Dunaway’s problem is Nicholson, a guy whose motives are not quite clear.  He is an accident scouring her life for a place, unpredictably, to happen. We can see her character wondering, who is this guy and what do I have to do to manage him?

This is of course the problem of the modern and post modern society.  With roles unspecified (or at least undeclared) a good deal of social interaction turns on the question:

“who are you to me”

and

“what am I to you?” 

(This question is usually haunted by another set of questions.  These are:

“Who do you think you are?”

and

“Don’t you know who I am?”

This is effectively our opportunity to protest the indeterminacy of our social world in situ.)

Finally, we work our way to clarity.  Identities are determined.  Interactions are dispatched.  This is worked out in the economy of impressions, and the exchange of social and cultural capitals, but before this economics is engaged, anthropology must be satisfied.  The actors have to detect role, motive, character. 

At the beginning of Hamlet, when the keepers of the watch are changing shift, Barnardo, the incoming guard, issues a challenge,

“Who’s there?” 

Francisco, the incumbent, isn’t having any of this.  He says,

“Nay, answer me. Stand and unfold yourself.” 

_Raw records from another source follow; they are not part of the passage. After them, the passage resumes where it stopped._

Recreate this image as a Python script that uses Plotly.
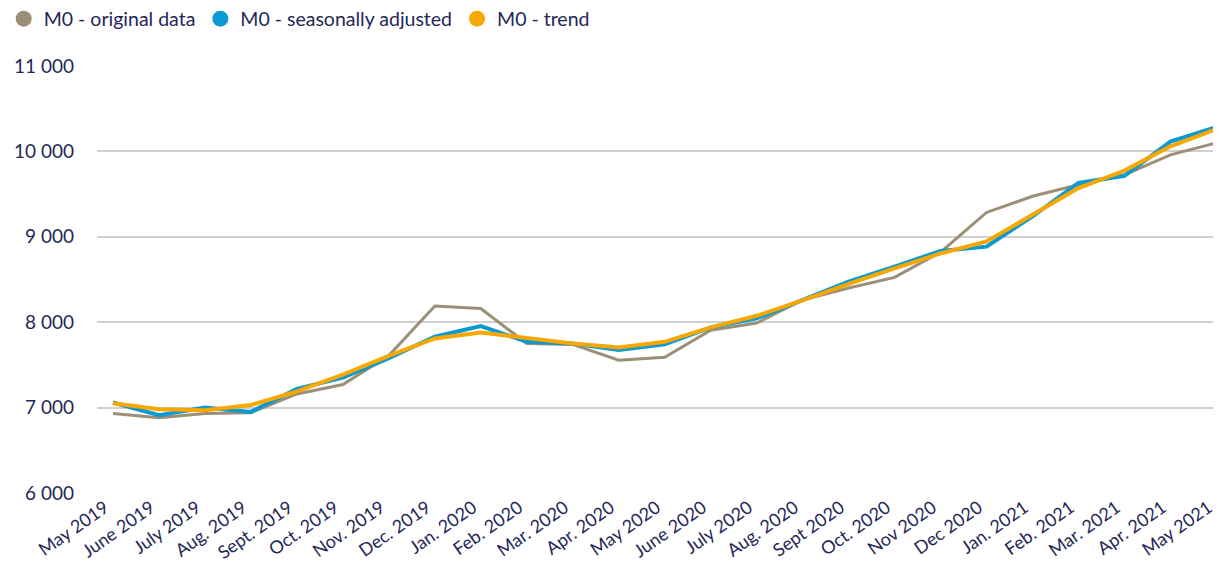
import plotly.graph_objects as go

months = ["May 2019", "June 2019", "July 2019", "Aug. 2019", "Sept. 2019", "Oct. 2019",
          "Nov. 2019", "Dec. 2019", "Jan. 2020", "Feb. 2020", "Mar. 2020", "Apr. 2020",
          "May 2020", "June 2020", "July 2020", "Aug. 2020", "Sept 2020", "Oct. 2020",
          "Nov 2020", "Dec 2020", "Jan. 2021", "Feb. 2021", "Mar. 2021", "Apr. 2021", "May 2021"]

original = [6930, 6880, 6930, 6940, 7160, 7270, 7610, 8190, 8160, 7750, 7740, 7555, 7590,
            7905, 7990, 8260, 8400, 8525, 8820, 9285, 9475, 9610, 9725, 9960, 10100]
seasonal = [7060, 6910, 7000, 6950, 7220, 7350, 7580, 7830, 7955, 7770, 7750, 7675, 7740,
            7940, 8045, 8260, 8475, 8650, 8835, 8885, 9240, 9630, 9715, 10115, 10285]
trend = [7050, 6980, 6970, 7030, 7190, 7385, 7605, 7810, 7880, 7820, 7750, 7705, 7770,
         7940, 8075, 8255, 8450, 8630, 8805, 8945, 9255, 9570, 9775, 10060, 10260]

names = ["M0 - original data", "M0 - seasonally adjusted", "M0 - trend"]
colors = ["#9c8f78", "#0a99d1", "#f6a800"]
widths = [3, 4, 4]
series = [original, seasonal, trend]

TEXT = "#1f2858"
FONT = "Lato, 'Open Sans', sans-serif"

fig = go.Figure()
idx = list(range(len(months)))
for name, col, w, vals in zip(names, colors, widths, series):
    fig.add_trace(go.Scatter(x=idx, y=vals, mode="lines", name=name,
                             line=dict(color=col, width=w), showlegend=False))
for name, col in zip(names, colors):
    fig.add_trace(go.Scatter(x=[None], y=[None], mode="markers", name=name,
                             marker=dict(color=col, size=19, symbol="circle")))

# page body has an 8px margin, so the figure is shifted by (8, 8)
fig.update_layout(
    width=1213, height=558,
    margin=dict(l=89, r=0, t=58, b=73, autoexpand=False),
    paper_bgcolor="white", plot_bgcolor="white",
    separators=". ",
    font=dict(family=FONT, color=TEXT, size=18),
    legend=dict(orientation="h", x=-0.083, xanchor="left",
                y=1.11, yanchor="middle",
                font=dict(size=19.5, color=TEXT), itemwidth=30,
                tracegroupgap=0, traceorder="normal", bgcolor="rgba(0,0,0,0)"),
    xaxis=dict(range=[-0.348, 24.1], tickmode="array", tickvals=idx, ticktext=months,
               tickangle=-35, showgrid=False, zeroline=False, showline=False,
               ticks="", tickfont=dict(size=18, color=TEXT), automargin=False,
               ticklabeloverflow="allow", ticklabelshift=-8),
    yaxis=dict(range=[6000, 11000], dtick=1000, tickformat=",d",
               showgrid=True, gridcolor="#d0d0d0", gridwidth=2, zeroline=False,
               showline=False, ticks="", ticklabelstandoff=22,
               tickfont=dict(size=19, color=TEXT), automargin=False),
)

fig.write_html("out.html")
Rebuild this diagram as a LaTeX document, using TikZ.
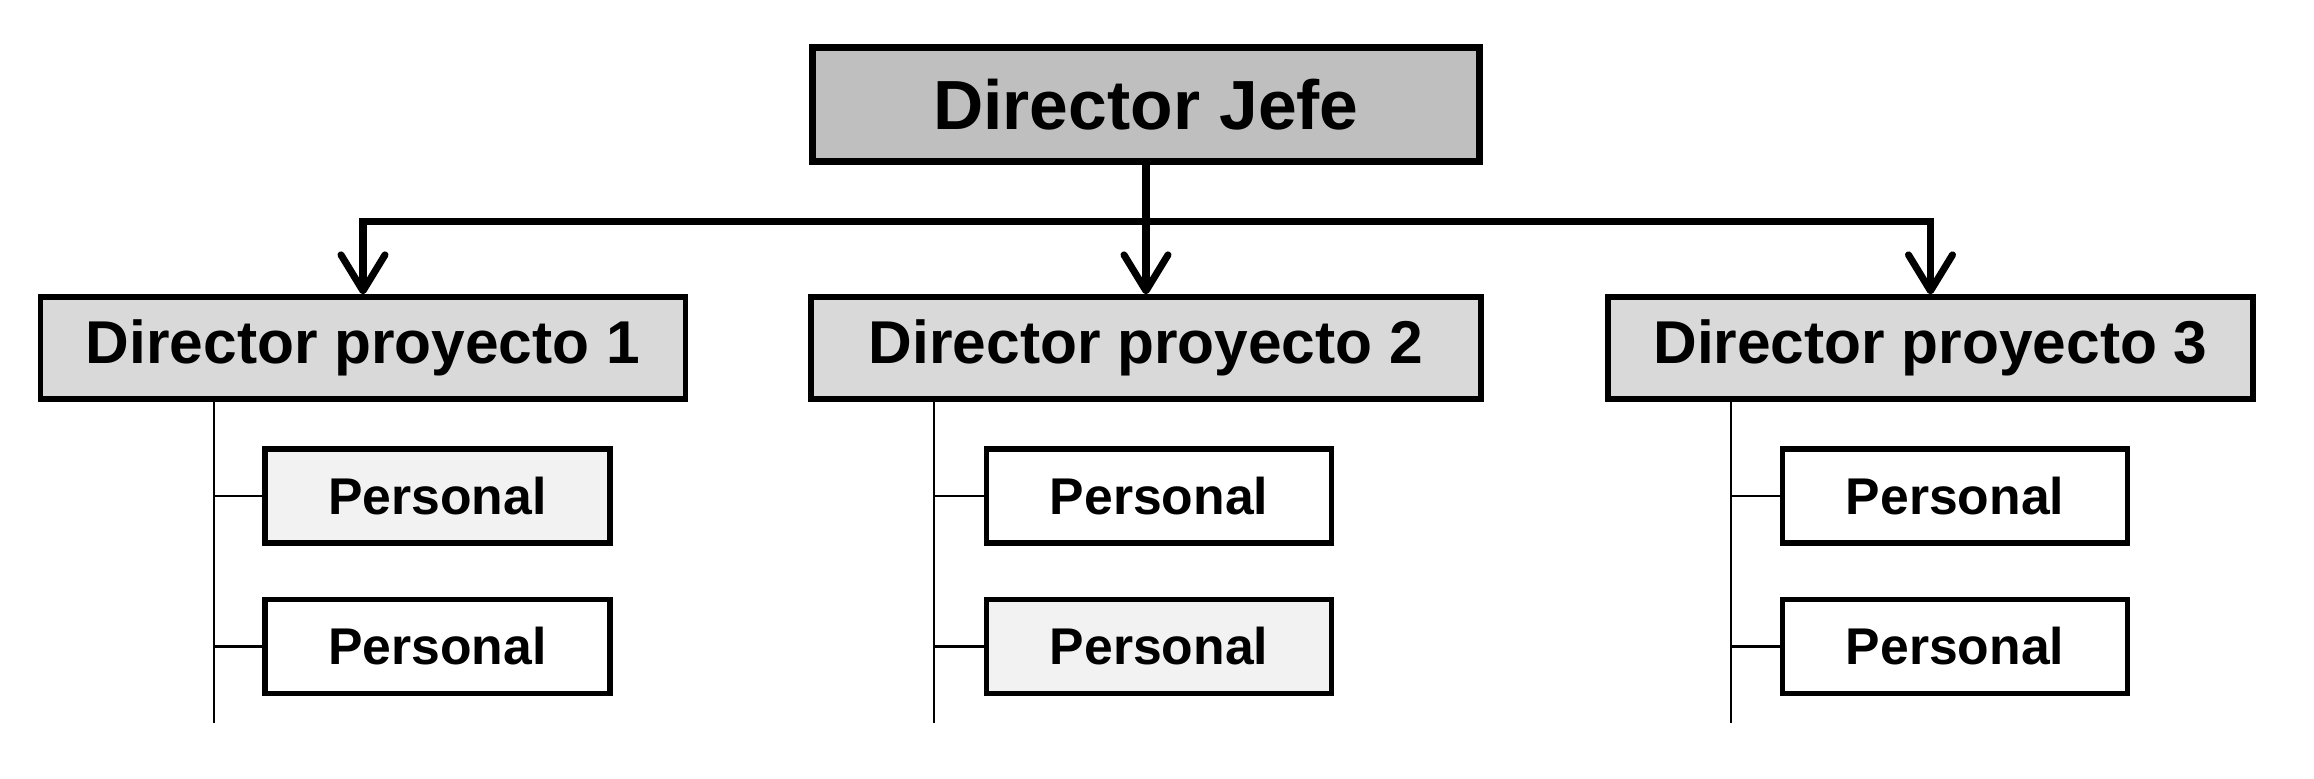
\documentclass[tikz,border=0pt]{standalone}
\usepackage{fontspec}
\setmainfont{Liberation Sans}
\usetikzlibrary{arrows.meta, positioning}

\begin{document}
\begin{tikzpicture}[
    node distance=0.51cm,
    >={Straight Barb[length=3.6mm, width=4.4mm, round]},
    jefebox/.style={rectangle, draw=black, fill=black!25, line width=2.1pt, minimum width=6.67cm, minimum height=1.14cm, font=\bfseries\fontsize{19.8}{24}\selectfont},
    projbox/.style={rectangle, draw=black, fill=black!15, line width=1.5pt, minimum height=1.02cm, font=\bfseries\fontsize{17.2}{21}\selectfont},
    persbox/.style={rectangle, draw=black, fill=white, line width=1.5pt, minimum width=3.45cm, minimum height=0.94cm, font=\bfseries\fontsize{14.7}{18}\selectfont},
    marca/.style={fill=black!5},
    arrow/.style={line width=2pt},
    rama/.style={line width=0.7pt}
]
\useasboundingbox (0,0) rectangle (23.14,-7.78);

% Director jefe
\node[jefebox] (jefe) at (11.46,-1.045) {Director Jefe};

% Directores de proyecto
\node[projbox, minimum width=6.45cm] (proy1) at (3.63,-3.48) {Director proyecto 1};
\node[projbox, minimum width=6.70cm] (proy2) at (11.46,-3.48) {Director proyecto 2};
\node[projbox, minimum width=6.45cm] (proy3) at (19.305,-3.48) {Director proyecto 3};

% Personal
\node[persbox, marca] (pers1a) at (4.375,-4.96) {Personal};
\node[persbox, below=of pers1a] (pers1b) {Personal};
\node[persbox] (pers2a) at (11.59,-4.96) {Personal};
\node[persbox, marca, below=of pers2a] (pers2b) {Personal};
\node[persbox] (pers3a) at (19.55,-4.96) {Personal};
\node[persbox, below=of pers3a] (pers3b) {Personal};

% Flechas
\coordinate (barra) at (0,-2.21);
\draw[arrow, <->] (proy1.north) |- (barra -| jefe.south) -| (proy3.north);
\draw[arrow, ->] (jefe.south) -- (proy2.north);

% Lineas del personal
\coordinate (fin1) at (2.14,-7.23);
\coordinate (fin2) at (9.34,-7.23);
\coordinate (fin3) at (17.31,-7.23);
\draw[rama] (proy1.south -| fin1) -- (fin1);
\draw[rama] (proy2.south -| fin2) -- (fin2);
\draw[rama] (proy3.south -| fin3) -- (fin3);
\draw[rama] (pers1a.west) -- (pers1a.west -| fin1);
\draw[rama] (pers1b.west) -- (pers1b.west -| fin1);
\draw[rama] (pers2a.west) -- (pers2a.west -| fin2);
\draw[rama] (pers2b.west) -- (pers2b.west -| fin2);
\draw[rama] (pers3a.west) -- (pers3a.west -| fin3);
\draw[rama] (pers3b.west) -- (pers3b.west -| fin3);

\end{tikzpicture}
\end{document}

Barnardo obliges, “Long live the king!”   

If I read this correctly, it is a classic role play.  Barnardo has usurped Francisco’s authority and Francisco responds with something like, “Listen, this is my job.  I challenge you, not the other way round.”  Who is Francisco to Barnardo?  It’s clear.  Even in the face of Barnardo’s indiscretion, it is clear that Francisco is right to challenge the challenge and restore things to order. 

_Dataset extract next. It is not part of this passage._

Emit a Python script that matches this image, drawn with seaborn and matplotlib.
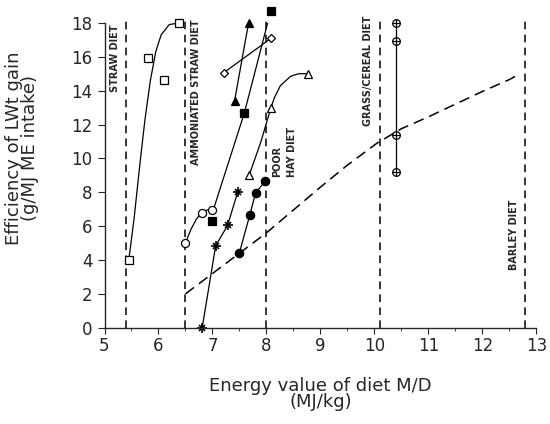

This kind of clarity is missing in our world.  (It was of course being dismantled even in the 16th century to the extraordinary profit of the Elizabethan age and our own.)  In our world, it’s not clear who is who, and how whos should how (if you will forgive Dr. Seuss phrasing.)  Eventually, it will be negotiated, thanks not least to the facilitations of the marketplace, but for the moment things are unclear and perilous, especially if we harbor a secret like Dunaway’s own.

Noir matters finally because it is the only popular form, I think, that can approach tragedy.  My rough and ready definition of tragedy are those moments when two things can’t but must be true.  Clearly, popular culture has always had an inclination to make itself agreeable, like the good natured uncle who works so hard to please everyone.  (My family, rich in scoundrels and the merely disagreeable, would have liked to have had even one person like this.  I speak not from experience, but the big pop-out book of cultural truisms.)  Popular culture has usually defaulted to sunny simplicity and Noir offers something richer, more complicated, more ambivalent.

Ok, I am as you read this sitting in a living room or a kitchen in Mexico City plying the respondent with questions.  I’ve done work here a couple of times before.  Almost universally, respondents have been helpful and illuminating.  Mexico City, does this place do Noir? 

References

Rich, Nathaniel.  2007.  The Shadows Know.  Vanity Fair.  February 7, 2007. here.

Straw, Will. 2006. Cyanide and Sin: Visualizing Crime in 50s America.  PPE Editions.

For the Wikipedia entry on Chinatown, go here.

Acknowledgements

With thanks to Paul Melton for the Vanity Fair reference. 
 

7 thoughts on “Chinatown: noir pour nous”

  1. What a fun review Grant…Chinatown always has more to offer with each viewing. Your intuition served you well by soaking up all the looking and eye contact in the movie. The 70’s offered us so many movies where the camera lingered on the faces of our idols and stars. Not like now…where the camera jumps around constantly not staying on the face. Polanski referenced and riffed on so many film noir of the 50’s in this “neo-noir” of his…the script by Townes was well schooled that ina ll film noir…it is the woman who “sees everything” the woman knows every thing going on in the plot. Chinatown with it’s special eye contacts between characters really plays with the job title “private eye”. Joh Huston’s small part closes in on another reference to his movie Ashphalt Jungle where a character is referred to as a “kid/daughter” and of course we know how far Townes went with that kind of tough talk in past movies, he brings it to full realization. If there was any doubt of the power fo knowledge in the women of noir…Polanski absolutely hits us over the head in Chinatown…because film noir women are the strongest more intelligent wily and all knowing creatures….Townes/Polanski makes sure we understand the all knowing all seeing woman: they draw attention to Evelyn’s eyes. In bed when Jake and Evelyn are cosy, Jake notes that there is something unusual about her eye. He says there is a black mark in her eye/iris, and she says “it’s a flaw”. We see this self reference to noir history again years later in Bladerunner. When Harrison’s character, Decker, runs tests to verify if the female lead, Rachael, is “real or fake” he tests her eyes along with several questions…under a strange machine hooked up to her iris.

  2. Chinatown also shows noir’s intense but disguised romanticism. The hidden secret is always so interesting and the stakes for the hero and villain are always so high. The detectives in noir are supposed to be worldy tough guys conversant with human weakness, which serves to heighten the drama when even they are shocked at the hideousness and cynicism of the crimes they stumble upon. It’s a way of using gray rather than white to blacken the blacks.

  3. While I can’t figure it out for the life of me, the feel of Chinatown (especially the ending) always brings be back to Double Indemnity, which is, to this day, the finest noir film ever made.

  4. Hmmm, I always thought the point of Evelyn getting shot through the eye was Oedipal — those who engage in incest lose their sight (although in this case not through self-mutilation).

    Pretty much every screenwriter in Hollywood carries a tattered copy of Towne’s script in his knapsack. It’s about as perfect a screenplay as exists.